- Task goal -
Only the lines from the top of the listing below to the line that has "const gridGray = '#c4c4c4';" should be echoed, with both ends kept and pictures left out.

- Supplied information -
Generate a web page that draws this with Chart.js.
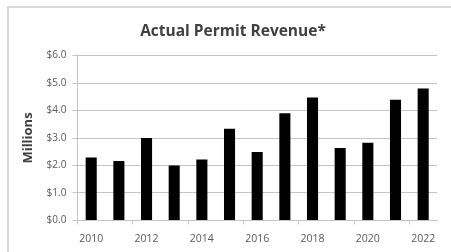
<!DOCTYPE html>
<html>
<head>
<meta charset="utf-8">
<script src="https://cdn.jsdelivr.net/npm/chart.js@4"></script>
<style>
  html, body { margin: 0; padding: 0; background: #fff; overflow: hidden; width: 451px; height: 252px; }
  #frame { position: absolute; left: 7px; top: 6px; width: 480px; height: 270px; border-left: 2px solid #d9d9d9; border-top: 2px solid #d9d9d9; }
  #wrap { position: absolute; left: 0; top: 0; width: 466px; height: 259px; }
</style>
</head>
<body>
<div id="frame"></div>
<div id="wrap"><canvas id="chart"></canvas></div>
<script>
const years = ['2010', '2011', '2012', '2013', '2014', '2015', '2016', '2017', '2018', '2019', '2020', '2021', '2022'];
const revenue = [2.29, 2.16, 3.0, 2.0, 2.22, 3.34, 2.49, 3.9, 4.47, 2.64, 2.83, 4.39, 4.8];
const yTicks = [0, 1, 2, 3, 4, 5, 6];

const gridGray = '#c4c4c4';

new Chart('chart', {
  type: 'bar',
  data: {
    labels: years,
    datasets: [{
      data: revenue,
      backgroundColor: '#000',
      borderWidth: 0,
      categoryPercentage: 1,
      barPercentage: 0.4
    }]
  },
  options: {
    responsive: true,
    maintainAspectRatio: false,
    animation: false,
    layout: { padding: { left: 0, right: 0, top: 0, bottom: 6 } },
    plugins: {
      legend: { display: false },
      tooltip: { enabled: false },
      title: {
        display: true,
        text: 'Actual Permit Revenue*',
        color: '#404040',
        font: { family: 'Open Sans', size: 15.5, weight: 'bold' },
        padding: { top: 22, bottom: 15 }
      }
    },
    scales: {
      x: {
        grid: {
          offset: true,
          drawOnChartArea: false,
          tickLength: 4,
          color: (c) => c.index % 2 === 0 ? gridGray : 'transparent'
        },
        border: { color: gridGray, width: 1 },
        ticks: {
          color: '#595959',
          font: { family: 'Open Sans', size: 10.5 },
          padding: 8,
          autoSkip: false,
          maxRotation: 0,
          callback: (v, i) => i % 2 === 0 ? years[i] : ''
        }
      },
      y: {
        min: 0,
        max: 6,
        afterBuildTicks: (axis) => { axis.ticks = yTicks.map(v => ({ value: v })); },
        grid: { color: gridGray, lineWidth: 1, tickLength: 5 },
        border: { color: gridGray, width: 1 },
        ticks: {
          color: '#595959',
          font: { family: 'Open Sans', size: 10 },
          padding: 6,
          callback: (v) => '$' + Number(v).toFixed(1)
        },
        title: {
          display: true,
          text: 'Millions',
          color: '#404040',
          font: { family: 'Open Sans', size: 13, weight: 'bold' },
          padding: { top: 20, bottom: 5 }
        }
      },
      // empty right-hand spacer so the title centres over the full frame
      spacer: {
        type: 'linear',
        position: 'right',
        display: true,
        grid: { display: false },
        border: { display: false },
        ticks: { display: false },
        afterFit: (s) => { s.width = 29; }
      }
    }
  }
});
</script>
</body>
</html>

- Exercise result -
Generate a web page that draws this with Chart.js.
<!DOCTYPE html>
<html>
<head>
<meta charset="utf-8">
<script src="https://cdn.jsdelivr.net/npm/chart.js@4"></script>
<style>
  html, body { margin: 0; padding: 0; background: #fff; overflow: hidden; width: 451px; height: 252px; }
  #frame { position: absolute; left: 7px; top: 6px; width: 480px; height: 270px; border-left: 2px solid #d9d9d9; border-top: 2px solid #d9d9d9; }
  #wrap { position: absolute; left: 0; top: 0; width: 466px; height: 259px; }
</style>
</head>
<body>
<div id="frame"></div>
<div id="wrap"><canvas id="chart"></canvas></div>
<script>
const years = ['2010', '2011', '2012', '2013', '2014', '2015', '2016', '2017', '2018', '2019', '2020', '2021', '2022'];
const revenue = [2.29, 2.16, 3.0, 2.0, 2.22, 3.34, 2.49, 3.9, 4.47, 2.64, 2.83, 4.39, 4.8];
const yTicks = [0, 1, 2, 3, 4, 5, 6];

const gridGray = '#c4c4c4';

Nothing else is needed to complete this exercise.